Recorded data:
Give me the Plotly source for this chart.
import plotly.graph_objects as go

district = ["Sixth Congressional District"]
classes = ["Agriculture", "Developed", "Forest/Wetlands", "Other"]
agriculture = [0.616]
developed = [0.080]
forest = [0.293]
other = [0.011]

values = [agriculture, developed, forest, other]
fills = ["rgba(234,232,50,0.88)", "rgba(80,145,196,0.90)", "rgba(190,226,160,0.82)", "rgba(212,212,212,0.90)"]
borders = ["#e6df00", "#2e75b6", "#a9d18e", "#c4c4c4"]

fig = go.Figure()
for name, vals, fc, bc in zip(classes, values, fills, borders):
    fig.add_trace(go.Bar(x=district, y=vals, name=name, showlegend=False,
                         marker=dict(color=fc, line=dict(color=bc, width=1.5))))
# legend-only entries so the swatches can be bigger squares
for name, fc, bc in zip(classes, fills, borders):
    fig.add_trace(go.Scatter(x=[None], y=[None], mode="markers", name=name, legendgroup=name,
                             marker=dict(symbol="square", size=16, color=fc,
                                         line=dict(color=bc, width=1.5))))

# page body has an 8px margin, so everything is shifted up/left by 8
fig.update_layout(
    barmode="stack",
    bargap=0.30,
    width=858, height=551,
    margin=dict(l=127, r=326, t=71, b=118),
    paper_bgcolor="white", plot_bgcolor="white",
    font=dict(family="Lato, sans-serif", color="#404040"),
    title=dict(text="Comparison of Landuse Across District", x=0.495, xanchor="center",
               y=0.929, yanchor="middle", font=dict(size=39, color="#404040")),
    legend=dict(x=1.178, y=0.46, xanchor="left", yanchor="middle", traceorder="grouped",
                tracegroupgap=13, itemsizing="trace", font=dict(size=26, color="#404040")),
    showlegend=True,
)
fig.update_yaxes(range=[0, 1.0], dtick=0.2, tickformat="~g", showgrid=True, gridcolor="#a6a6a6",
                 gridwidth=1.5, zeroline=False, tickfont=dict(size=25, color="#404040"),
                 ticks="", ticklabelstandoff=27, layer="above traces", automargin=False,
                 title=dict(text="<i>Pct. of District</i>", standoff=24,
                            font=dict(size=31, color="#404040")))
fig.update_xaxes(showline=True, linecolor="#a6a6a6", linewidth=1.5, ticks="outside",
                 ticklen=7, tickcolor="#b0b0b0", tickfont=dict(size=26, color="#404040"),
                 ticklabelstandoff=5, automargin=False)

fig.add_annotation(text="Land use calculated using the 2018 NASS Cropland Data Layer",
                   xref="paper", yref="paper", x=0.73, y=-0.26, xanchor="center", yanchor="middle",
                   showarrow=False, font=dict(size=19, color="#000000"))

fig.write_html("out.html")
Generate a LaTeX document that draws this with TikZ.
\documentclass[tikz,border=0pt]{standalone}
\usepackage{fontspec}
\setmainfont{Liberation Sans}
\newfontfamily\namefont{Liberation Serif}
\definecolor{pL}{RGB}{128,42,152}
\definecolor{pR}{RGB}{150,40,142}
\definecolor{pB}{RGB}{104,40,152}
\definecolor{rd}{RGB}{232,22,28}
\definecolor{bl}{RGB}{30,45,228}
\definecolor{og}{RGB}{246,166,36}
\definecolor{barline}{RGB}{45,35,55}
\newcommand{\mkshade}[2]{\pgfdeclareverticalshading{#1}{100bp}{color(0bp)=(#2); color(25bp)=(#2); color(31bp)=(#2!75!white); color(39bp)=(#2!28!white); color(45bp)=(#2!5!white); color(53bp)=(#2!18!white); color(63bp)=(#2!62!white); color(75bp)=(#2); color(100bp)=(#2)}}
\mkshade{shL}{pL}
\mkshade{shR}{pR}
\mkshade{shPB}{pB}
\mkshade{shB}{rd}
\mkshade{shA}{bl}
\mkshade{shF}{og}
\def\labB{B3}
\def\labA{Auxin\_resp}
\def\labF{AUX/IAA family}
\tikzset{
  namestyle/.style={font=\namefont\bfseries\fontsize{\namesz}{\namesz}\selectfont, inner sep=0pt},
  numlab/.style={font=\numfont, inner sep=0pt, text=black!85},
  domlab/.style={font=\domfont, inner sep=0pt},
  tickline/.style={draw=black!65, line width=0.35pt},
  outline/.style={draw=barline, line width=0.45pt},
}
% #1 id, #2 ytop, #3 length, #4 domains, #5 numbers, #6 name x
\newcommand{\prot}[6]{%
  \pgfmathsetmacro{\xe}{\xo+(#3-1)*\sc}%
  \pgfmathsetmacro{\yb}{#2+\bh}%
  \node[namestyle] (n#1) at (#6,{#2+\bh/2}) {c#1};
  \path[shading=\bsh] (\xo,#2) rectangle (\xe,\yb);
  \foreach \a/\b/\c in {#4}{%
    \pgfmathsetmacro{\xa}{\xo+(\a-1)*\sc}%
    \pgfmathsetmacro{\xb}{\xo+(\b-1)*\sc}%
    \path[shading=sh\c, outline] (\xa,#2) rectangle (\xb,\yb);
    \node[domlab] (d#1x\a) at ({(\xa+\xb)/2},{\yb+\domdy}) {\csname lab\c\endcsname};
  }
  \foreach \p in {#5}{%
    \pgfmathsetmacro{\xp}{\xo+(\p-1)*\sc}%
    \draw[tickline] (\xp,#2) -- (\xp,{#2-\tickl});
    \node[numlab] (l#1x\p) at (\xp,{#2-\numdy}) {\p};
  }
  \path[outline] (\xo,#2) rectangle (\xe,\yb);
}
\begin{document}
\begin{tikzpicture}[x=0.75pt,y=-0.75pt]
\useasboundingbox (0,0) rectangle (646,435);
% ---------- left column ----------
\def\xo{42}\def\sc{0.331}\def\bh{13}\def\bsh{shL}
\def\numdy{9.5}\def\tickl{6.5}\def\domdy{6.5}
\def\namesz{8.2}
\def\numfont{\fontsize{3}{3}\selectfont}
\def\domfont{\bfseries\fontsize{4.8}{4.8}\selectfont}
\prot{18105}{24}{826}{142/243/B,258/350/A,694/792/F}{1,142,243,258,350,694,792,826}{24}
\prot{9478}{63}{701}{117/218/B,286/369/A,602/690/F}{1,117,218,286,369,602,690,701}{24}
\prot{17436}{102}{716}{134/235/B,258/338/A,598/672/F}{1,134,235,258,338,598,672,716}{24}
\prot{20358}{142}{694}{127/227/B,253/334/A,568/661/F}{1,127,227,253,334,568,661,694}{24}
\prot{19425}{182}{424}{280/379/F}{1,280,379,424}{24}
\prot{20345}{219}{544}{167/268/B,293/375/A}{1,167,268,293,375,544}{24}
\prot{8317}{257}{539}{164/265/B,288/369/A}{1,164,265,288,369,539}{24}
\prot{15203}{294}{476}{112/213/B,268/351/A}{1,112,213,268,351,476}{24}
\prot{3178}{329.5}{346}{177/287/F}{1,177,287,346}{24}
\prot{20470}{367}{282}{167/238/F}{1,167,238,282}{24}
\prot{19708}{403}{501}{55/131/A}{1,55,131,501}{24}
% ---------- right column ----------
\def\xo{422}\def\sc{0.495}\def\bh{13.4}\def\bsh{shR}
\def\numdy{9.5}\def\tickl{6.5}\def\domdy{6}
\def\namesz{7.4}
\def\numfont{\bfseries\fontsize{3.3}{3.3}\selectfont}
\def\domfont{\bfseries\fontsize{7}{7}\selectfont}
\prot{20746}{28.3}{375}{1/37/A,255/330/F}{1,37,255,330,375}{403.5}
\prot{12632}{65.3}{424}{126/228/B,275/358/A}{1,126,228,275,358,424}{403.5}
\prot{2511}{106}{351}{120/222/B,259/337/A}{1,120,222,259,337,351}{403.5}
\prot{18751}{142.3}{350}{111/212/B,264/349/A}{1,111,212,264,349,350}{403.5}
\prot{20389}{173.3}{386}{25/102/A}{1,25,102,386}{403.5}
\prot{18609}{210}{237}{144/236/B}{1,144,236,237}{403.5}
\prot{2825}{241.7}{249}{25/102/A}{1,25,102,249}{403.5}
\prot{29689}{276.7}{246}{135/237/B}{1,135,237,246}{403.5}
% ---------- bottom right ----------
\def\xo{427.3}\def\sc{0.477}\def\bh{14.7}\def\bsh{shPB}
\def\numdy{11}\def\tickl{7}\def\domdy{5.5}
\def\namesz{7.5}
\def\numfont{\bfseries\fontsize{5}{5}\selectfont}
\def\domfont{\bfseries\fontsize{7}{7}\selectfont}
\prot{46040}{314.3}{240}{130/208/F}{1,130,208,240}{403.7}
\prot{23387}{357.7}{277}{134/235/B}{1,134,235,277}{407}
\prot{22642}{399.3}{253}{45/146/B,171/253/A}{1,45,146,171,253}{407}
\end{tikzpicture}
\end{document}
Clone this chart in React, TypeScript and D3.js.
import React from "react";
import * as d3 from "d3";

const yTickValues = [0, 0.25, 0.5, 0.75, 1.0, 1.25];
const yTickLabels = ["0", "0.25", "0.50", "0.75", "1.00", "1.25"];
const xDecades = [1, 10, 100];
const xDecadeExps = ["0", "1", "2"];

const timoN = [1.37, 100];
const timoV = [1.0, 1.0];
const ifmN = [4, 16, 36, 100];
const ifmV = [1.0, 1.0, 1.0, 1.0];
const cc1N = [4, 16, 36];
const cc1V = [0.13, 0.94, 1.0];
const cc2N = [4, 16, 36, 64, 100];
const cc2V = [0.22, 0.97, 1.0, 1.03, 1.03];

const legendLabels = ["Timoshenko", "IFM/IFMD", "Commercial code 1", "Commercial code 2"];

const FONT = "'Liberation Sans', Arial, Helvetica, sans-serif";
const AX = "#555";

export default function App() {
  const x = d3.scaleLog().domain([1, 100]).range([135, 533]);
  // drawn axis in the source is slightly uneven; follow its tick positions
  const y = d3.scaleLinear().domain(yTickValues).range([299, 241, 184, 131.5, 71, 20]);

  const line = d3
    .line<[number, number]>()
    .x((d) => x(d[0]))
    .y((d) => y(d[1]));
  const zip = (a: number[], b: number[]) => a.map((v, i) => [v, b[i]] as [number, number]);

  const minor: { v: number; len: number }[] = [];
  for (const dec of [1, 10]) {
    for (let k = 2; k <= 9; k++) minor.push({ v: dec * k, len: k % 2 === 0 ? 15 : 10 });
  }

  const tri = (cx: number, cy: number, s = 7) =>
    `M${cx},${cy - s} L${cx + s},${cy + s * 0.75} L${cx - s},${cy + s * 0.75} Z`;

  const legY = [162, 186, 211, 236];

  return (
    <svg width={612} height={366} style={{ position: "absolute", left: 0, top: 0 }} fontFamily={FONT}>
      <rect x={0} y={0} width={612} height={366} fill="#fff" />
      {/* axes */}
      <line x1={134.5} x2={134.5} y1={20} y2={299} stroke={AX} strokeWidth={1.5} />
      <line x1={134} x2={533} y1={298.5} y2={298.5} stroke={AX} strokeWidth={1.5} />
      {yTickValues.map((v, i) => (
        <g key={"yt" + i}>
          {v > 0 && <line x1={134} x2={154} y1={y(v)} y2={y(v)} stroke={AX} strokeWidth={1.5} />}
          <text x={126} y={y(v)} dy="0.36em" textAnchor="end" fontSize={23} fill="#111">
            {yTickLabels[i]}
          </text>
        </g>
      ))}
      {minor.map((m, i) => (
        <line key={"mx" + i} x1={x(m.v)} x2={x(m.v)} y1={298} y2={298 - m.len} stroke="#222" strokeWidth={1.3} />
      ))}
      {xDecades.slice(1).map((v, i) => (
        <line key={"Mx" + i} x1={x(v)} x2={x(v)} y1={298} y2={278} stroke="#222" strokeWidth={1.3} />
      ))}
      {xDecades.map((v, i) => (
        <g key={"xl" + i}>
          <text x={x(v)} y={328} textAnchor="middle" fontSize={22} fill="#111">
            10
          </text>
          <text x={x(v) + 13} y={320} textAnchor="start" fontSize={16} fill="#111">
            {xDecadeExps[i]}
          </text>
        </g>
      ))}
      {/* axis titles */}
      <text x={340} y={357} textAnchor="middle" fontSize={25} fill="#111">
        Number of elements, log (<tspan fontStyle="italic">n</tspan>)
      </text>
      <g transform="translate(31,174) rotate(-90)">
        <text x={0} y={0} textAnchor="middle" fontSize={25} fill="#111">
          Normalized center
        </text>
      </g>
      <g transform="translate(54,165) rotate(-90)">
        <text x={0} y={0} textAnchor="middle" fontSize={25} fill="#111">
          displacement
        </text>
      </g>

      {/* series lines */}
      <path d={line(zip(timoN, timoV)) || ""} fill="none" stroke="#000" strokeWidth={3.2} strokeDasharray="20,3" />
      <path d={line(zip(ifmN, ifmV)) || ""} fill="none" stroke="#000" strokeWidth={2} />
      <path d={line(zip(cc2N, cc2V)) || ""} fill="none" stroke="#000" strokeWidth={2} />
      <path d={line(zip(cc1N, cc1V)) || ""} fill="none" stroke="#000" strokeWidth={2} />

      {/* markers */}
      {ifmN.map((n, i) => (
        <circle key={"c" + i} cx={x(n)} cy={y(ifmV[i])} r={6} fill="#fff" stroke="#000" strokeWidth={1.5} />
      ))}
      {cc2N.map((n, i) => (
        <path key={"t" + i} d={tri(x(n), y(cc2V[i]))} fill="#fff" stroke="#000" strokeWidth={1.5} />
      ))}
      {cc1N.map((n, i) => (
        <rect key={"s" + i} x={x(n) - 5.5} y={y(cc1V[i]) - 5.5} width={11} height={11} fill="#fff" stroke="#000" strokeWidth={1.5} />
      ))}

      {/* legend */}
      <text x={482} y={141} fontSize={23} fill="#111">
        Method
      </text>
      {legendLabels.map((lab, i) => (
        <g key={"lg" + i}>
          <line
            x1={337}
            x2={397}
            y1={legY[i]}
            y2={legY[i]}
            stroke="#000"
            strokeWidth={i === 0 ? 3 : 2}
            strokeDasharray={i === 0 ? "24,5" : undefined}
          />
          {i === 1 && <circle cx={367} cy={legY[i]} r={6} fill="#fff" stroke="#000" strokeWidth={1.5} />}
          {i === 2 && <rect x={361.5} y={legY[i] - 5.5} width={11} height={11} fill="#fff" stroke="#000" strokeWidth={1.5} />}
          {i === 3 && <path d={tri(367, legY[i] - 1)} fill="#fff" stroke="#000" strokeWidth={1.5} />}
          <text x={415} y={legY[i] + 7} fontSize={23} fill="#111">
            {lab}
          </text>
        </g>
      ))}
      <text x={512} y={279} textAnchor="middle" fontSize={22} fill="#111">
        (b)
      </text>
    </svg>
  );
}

> [Your task] Please restate only the opening stretch of the records above: every line from the first through the one containing "other = [0.011]", exactly as written.

> [Task output]
Give me the Plotly source for this chart.
import plotly.graph_objects as go

district = ["Sixth Congressional District"]
classes = ["Agriculture", "Developed", "Forest/Wetlands", "Other"]
agriculture = [0.616]
developed = [0.080]
forest = [0.293]
other = [0.011]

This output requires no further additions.